What you have to do: Repeat the material verbatim. Images are excluded from the copy.

Data:
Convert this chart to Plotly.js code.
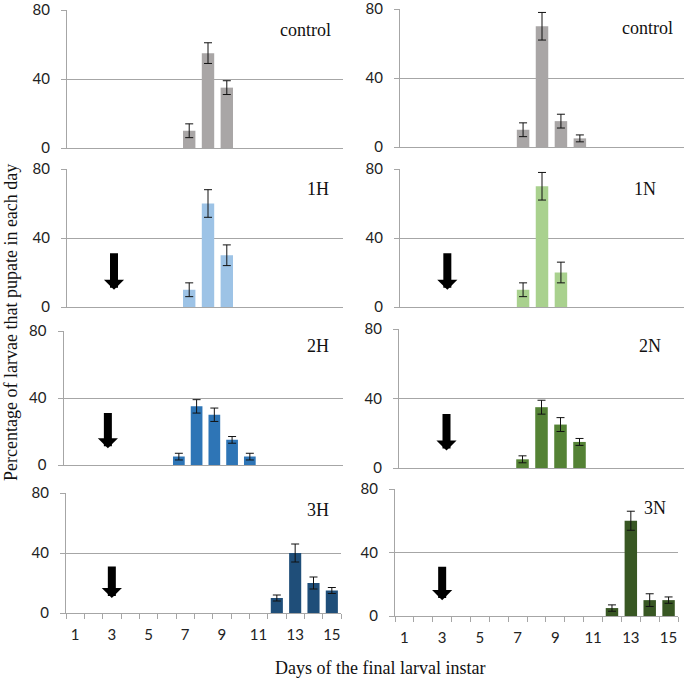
<!DOCTYPE html>
<html>
<head>
<meta charset="utf-8">
<script src="https://cdn.plot.ly/plotly-3.0.1.min.js"></script>
<style>html,body{margin:0;padding:0;background:#fff;}#chart{width:688px;height:680px;}</style>
</head>
<body>
<div id="chart"></div>
<script>
// ---- data (percent of larvae pupating on each day, with error) ----
const ctrlHDays = [7, 8, 9];
const ctrlHPct  = [10, 55, 35];
const ctrlHErr  = [4, 6, 4];

const h1Days = [7, 8, 9];
const h1Pct  = [10, 60, 30];
const h1Err  = [4, 8, 6];

const h2Days = [7, 8, 9, 10, 11];
const h2Pct  = [5, 35, 30, 15, 5];
const h2Err  = [2, 4, 4, 2, 2];

const h3Days = [12, 13, 14, 15];
const h3Pct  = [10, 40, 20, 15];
const h3Err  = [2, 6, 4, 2];

const ctrlNDays = [7, 8, 9, 10];
const ctrlNPct  = [10, 70, 15, 5];
const ctrlNErr  = [4, 8, 4, 2];

const n1Days = [7, 8, 9];
const n1Pct  = [10, 70, 20];
const n1Err  = [4, 8, 6];

const n2Days = [7, 8, 9, 10];
const n2Pct  = [5, 35, 25, 15];
const n2Err  = [2, 4, 4, 2];

const n3Days = [12, 13, 14, 15];
const n3Pct  = [5, 60, 10, 10];
const n3Err  = [2, 6, 4, 2];

const panelLabels = ['control', '1H', '2H', '3H', 'control', '1N', '2N', '3N'];
const dayTickVals = [1, 3, 5, 7, 9, 11, 13, 15];
const dayTickText = ['1', '3', '5', '7', '9', '11', '13', '15'];
const yTickVals = [0, 40, 80];
const yTickText = ['0', '40', '80'];
const arrowDay = 3;
const arrowTop = 32;
const arrowTip = 10;

const yTitle = 'Percentage of larvae that pupate in each day';
const xTitle = 'Days of the final larval instar';

// ---- layout / styling ----
const W = 688, H = 680;
const px = p => p / W;
const py = p => 1 - p / H;

const series = [
  {d: ctrlHDays, v: ctrlHPct, e: ctrlHErr, c: '#a9a6a6'},
  {d: h1Days, v: h1Pct, e: h1Err, c: '#9dc3e6'},
  {d: h2Days, v: h2Pct, e: h2Err, c: '#2e75b6'},
  {d: h3Days, v: h3Pct, e: h3Err, c: '#1f4e79'},
  {d: ctrlNDays, v: ctrlNPct, e: ctrlNErr, c: '#a9a6a6'},
  {d: n1Days, v: n1Pct, e: n1Err, c: '#a9d18e'},
  {d: n2Days, v: n2Pct, e: n2Err, c: '#548235'},
  {d: n3Days, v: n3Pct, e: n3Err, c: '#385723'}
];

// pixel boxes of each panel [left, right, top(80), bottom(0)], x range end, label pos, arrow?
const boxes = [
  {l: 67, r: 343, t: 10, b: 148, xr: 15.18, lx: 333, ly: 30, arrow: false, bottom: false},
  {l: 67, r: 343, t: 169, b: 307, xr: 15.18, lx: 331, ly: 189, arrow: true, bottom: false},
  {l: 63.5, r: 343, t: 331, b: 465, xr: 16.25, lx: 331, ly: 346, arrow: true, bottom: false},
  {l: 66, r: 341, t: 493, b: 613, xr: 15.5, lx: 331, ly: 510, arrow: true, bottom: true},
  {l: 400, r: 684, t: 9, b: 147, xr: 15.5, lx: 675, ly: 28, arrow: false, bottom: false},
  {l: 400, r: 684, t: 169, b: 307, xr: 15.5, lx: 658, ly: 189, arrow: true, bottom: false},
  {l: 399, r: 684, t: 329, b: 468, xr: 15.5, lx: 663, ly: 346, arrow: true, bottom: false},
  {l: 395, r: 678, t: 489, b: 616, xr: 15.5, lx: 668, ly: 508, arrow: true, bottom: true}
];

const gridC = '#a6a6a6';
const tickFont = {family: 'Lato, "Liberation Sans", sans-serif', size: 15, color: '#222'};
const serif = '"Liberation Serif", "Times New Roman", serif';

const data = [];
const layout = {
  width: W, height: H,
  margin: {l: 0, r: 0, t: 0, b: 0},
  paper_bgcolor: '#fff', plot_bgcolor: '#fff',
  showlegend: false,
  bargap: 0.34,
  annotations: []
};

series.forEach((s, i) => {
  const n = i + 1;
  const xa = n === 1 ? 'x' : 'x' + n;
  const ya = n === 1 ? 'y' : 'y' + n;
  const bx = boxes[i];
  data.push({
    type: 'bar', x: s.d, y: s.v, xaxis: xa, yaxis: ya,
    marker: {color: s.c},
    error_y: {type: 'data', array: s.e, visible: true, color: '#111', thickness: 1, width: 4},
    hoverinfo: 'x+y'
  });
  const xKey = n === 1 ? 'xaxis' : 'xaxis' + n;
  const yKey = n === 1 ? 'yaxis' : 'yaxis' + n;
  const xaxis = {
    domain: [px(bx.l), px(bx.r)],
    anchor: ya,
    range: [0.5, bx.xr],
    showgrid: false, zeroline: false,
    showline: true, linecolor: gridC, linewidth: 1,
    fixedrange: true
  };
  if (bx.bottom) {
    Object.assign(xaxis, {
      tickmode: 'array', tickvals: dayTickVals, ticktext: dayTickText,
      ticks: '', tickfont: tickFont, ticklabelstandoff: 8,
      minor: {tickmode: 'linear', tick0: 0.5, dtick: 1, ticks: 'outside', ticklen: 5, tickcolor: gridC, tickwidth: 1, showgrid: false}
    });
  } else {
    Object.assign(xaxis, {showticklabels: false, ticks: ''});
  }
  layout[xKey] = xaxis;
  layout[yKey] = {
    domain: [py(bx.b), py(bx.t)],
    anchor: xa,
    range: [0, 80],
    tickmode: 'array', tickvals: yTickVals, ticktext: yTickText,
    showgrid: true, gridcolor: gridC, gridwidth: 1,
    zeroline: false,
    showline: true, linecolor: gridC, linewidth: 1,
    ticks: 'outside', ticklen: 5, tickcolor: gridC,
    tickfont: tickFont, ticklabelstandoff: 8,
    ticklabeloverflow: 'allow',
    fixedrange: true
  };
  layout.annotations.push({
    xref: 'paper', yref: 'paper', x: px(bx.lx), y: py(bx.ly),
    xanchor: 'right', yanchor: 'middle', showarrow: false,
    text: panelLabels[i], font: {family: serif, size: 18, color: '#111'}
  });
  if (bx.arrow) {
    layout.annotations.push({
      xref: xa, yref: ya, axref: xa, ayref: ya,
      x: arrowDay, y: arrowTip, ax: arrowDay, ay: arrowTop,
      text: '', showarrow: true, arrowhead: 1, arrowsize: 0.42, arrowwidth: 8,
      arrowcolor: '#000', standoff: 0
    });
  }
});

layout.annotations.push({
  xref: 'paper', yref: 'paper', x: px(11), y: py(323),
  xanchor: 'center', yanchor: 'middle', showarrow: false, textangle: -90,
  text: yTitle, font: {family: serif, size: 18, color: '#111'}
});
layout.annotations.push({
  xref: 'paper', yref: 'paper', x: px(380), y: py(668),
  xanchor: 'center', yanchor: 'middle', showarrow: false,
  text: xTitle, font: {family: serif, size: 18, color: '#111'}
});

Plotly.newPlot('chart', data, layout, {displayModeBar: false, staticPlot: true});
</script>
</body>
</html>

Answer to this task:
Convert this chart to Plotly.js code.
<!DOCTYPE html>
<html>
<head>
<meta charset="utf-8">
<script src="https://cdn.plot.ly/plotly-3.0.1.min.js"></script>
<style>html,body{margin:0;padding:0;background:#fff;}#chart{width:688px;height:680px;}</style>
</head>
<body>
<div id="chart"></div>
<script>
// ---- data (percent of larvae pupating on each day, with error) ----
const ctrlHDays = [7, 8, 9];
const ctrlHPct  = [10, 55, 35];
const ctrlHErr  = [4, 6, 4];

const h1Days = [7, 8, 9];
const h1Pct  = [10, 60, 30];
const h1Err  = [4, 8, 6];

const h2Days = [7, 8, 9, 10, 11];
const h2Pct  = [5, 35, 30, 15, 5];
const h2Err  = [2, 4, 4, 2, 2];

const h3Days = [12, 13, 14, 15];
const h3Pct  = [10, 40, 20, 15];
const h3Err  = [2, 6, 4, 2];

const ctrlNDays = [7, 8, 9, 10];
const ctrlNPct  = [10, 70, 15, 5];
const ctrlNErr  = [4, 8, 4, 2];

const n1Days = [7, 8, 9];
const n1Pct  = [10, 70, 20];
const n1Err  = [4, 8, 6];

const n2Days = [7, 8, 9, 10];
const n2Pct  = [5, 35, 25, 15];
const n2Err  = [2, 4, 4, 2];

const n3Days = [12, 13, 14, 15];
const n3Pct  = [5, 60, 10, 10];
const n3Err  = [2, 6, 4, 2];

const panelLabels = ['control', '1H', '2H', '3H', 'control', '1N', '2N', '3N'];
const dayTickVals = [1, 3, 5, 7, 9, 11, 13, 15];
const dayTickText = ['1', '3', '5', '7', '9', '11', '13', '15'];
const yTickVals = [0, 40, 80];
const yTickText = ['0', '40', '80'];
const arrowDay = 3;
const arrowTop = 32;
const arrowTip = 10;

const yTitle = 'Percentage of larvae that pupate in each day';
const xTitle = 'Days of the final larval instar';

// ---- layout / styling ----
const W = 688, H = 680;
const px = p => p / W;
const py = p => 1 - p / H;

const series = [
  {d: ctrlHDays, v: ctrlHPct, e: ctrlHErr, c: '#a9a6a6'},
  {d: h1Days, v: h1Pct, e: h1Err, c: '#9dc3e6'},
  {d: h2Days, v: h2Pct, e: h2Err, c: '#2e75b6'},
  {d: h3Days, v: h3Pct, e: h3Err, c: '#1f4e79'},
  {d: ctrlNDays, v: ctrlNPct, e: ctrlNErr, c: '#a9a6a6'},
  {d: n1Days, v: n1Pct, e: n1Err, c: '#a9d18e'},
  {d: n2Days, v: n2Pct, e: n2Err, c: '#548235'},
  {d: n3Days, v: n3Pct, e: n3Err, c: '#385723'}
];

// pixel boxes of each panel [left, right, top(80), bottom(0)], x range end, label pos, arrow?
const boxes = [
  {l: 67, r: 343, t: 10, b: 148, xr: 15.18, lx: 333, ly: 30, arrow: false, bottom: false},
  {l: 67, r: 343, t: 169, b: 307, xr: 15.18, lx: 331, ly: 189, arrow: true, bottom: false},
  {l: 63.5, r: 343, t: 331, b: 465, xr: 16.25, lx: 331, ly: 346, arrow: true, bottom: false},
  {l: 66, r: 341, t: 493, b: 613, xr: 15.5, lx: 331, ly: 510, arrow: true, bottom: true},
  {l: 400, r: 684, t: 9, b: 147, xr: 15.5, lx: 675, ly: 28, arrow: false, bottom: false},
  {l: 400, r: 684, t: 169, b: 307, xr: 15.5, lx: 658, ly: 189, arrow: true, bottom: false},
  {l: 399, r: 684, t: 329, b: 468, xr: 15.5, lx: 663, ly: 346, arrow: true, bottom: false},
  {l: 395, r: 678, t: 489, b: 616, xr: 15.5, lx: 668, ly: 508, arrow: true, bottom: true}
];

const gridC = '#a6a6a6';
const tickFont = {family: 'Lato, "Liberation Sans", sans-serif', size: 15, color: '#222'};
const serif = '"Liberation Serif", "Times New Roman", serif';

const data = [];
const layout = {
  width: W, height: H,
  margin: {l: 0, r: 0, t: 0, b: 0},
  paper_bgcolor: '#fff', plot_bgcolor: '#fff',
  showlegend: false,
  bargap: 0.34,
  annotations: []
};

series.forEach((s, i) => {
  const n = i + 1;
  const xa = n === 1 ? 'x' : 'x' + n;
  const ya = n === 1 ? 'y' : 'y' + n;
  const bx = boxes[i];
  data.push({
    type: 'bar', x: s.d, y: s.v, xaxis: xa, yaxis: ya,
    marker: {color: s.c},
    error_y: {type: 'data', array: s.e, visible: true, color: '#111', thickness: 1, width: 4},
    hoverinfo: 'x+y'
  });
  const xKey = n === 1 ? 'xaxis' : 'xaxis' + n;
  const yKey = n === 1 ? 'yaxis' : 'yaxis' + n;
  const xaxis = {
    domain: [px(bx.l), px(bx.r)],
    anchor: ya,
    range: [0.5, bx.xr],
    showgrid: false, zeroline: false,
    showline: true, linecolor: gridC, linewidth: 1,
    fixedrange: true
  };
  if (bx.bottom) {
    Object.assign(xaxis, {
      tickmode: 'array', tickvals: dayTickVals, ticktext: dayTickText,
      ticks: '', tickfont: tickFont, ticklabelstandoff: 8,
      minor: {tickmode: 'linear', tick0: 0.5, dtick: 1, ticks: 'outside', ticklen: 5, tickcolor: gridC, tickwidth: 1, showgrid: false}
    });
  } else {
    Object.assign(xaxis, {showticklabels: false, ticks: ''});
  }
  layout[xKey] = xaxis;
  layout[yKey] = {
    domain: [py(bx.b), py(bx.t)],
    anchor: xa,
    range: [0, 80],
    tickmode: 'array', tickvals: yTickVals, ticktext: yTickText,
    showgrid: true, gridcolor: gridC, gridwidth: 1,
    zeroline: false,
    showline: true, linecolor: gridC, linewidth: 1,
    ticks: 'outside', ticklen: 5, tickcolor: gridC,
    tickfont: tickFont, ticklabelstandoff: 8,
    ticklabeloverflow: 'allow',
    fixedrange: true
  };
  layout.annotations.push({
    xref: 'paper', yref: 'paper', x: px(bx.lx), y: py(bx.ly),
    xanchor: 'right', yanchor: 'middle', showarrow: false,
    text: panelLabels[i], font: {family: serif, size: 18, color: '#111'}
  });
  if (bx.arrow) {
    layout.annotations.push({
      xref: xa, yref: ya, axref: xa, ayref: ya,
      x: arrowDay, y: arrowTip, ax: arrowDay, ay: arrowTop,
      text: '', showarrow: true, arrowhead: 1, arrowsize: 0.42, arrowwidth: 8,
      arrowcolor: '#000', standoff: 0
    });
  }
});

layout.annotations.push({
  xref: 'paper', yref: 'paper', x: px(11), y: py(323),
  xanchor: 'center', yanchor: 'middle', showarrow: false, textangle: -90,
  text: yTitle, font: {family: serif, size: 18, color: '#111'}
});
layout.annotations.push({
  xref: 'paper', yref: 'paper', x: px(380), y: py(668),
  xanchor: 'center', yanchor: 'middle', showarrow: false,
  text: xTitle, font: {family: serif, size: 18, color: '#111'}
});

Plotly.newPlot('chart', data, layout, {displayModeBar: false, staticPlot: true});
</script>
</body>
</html>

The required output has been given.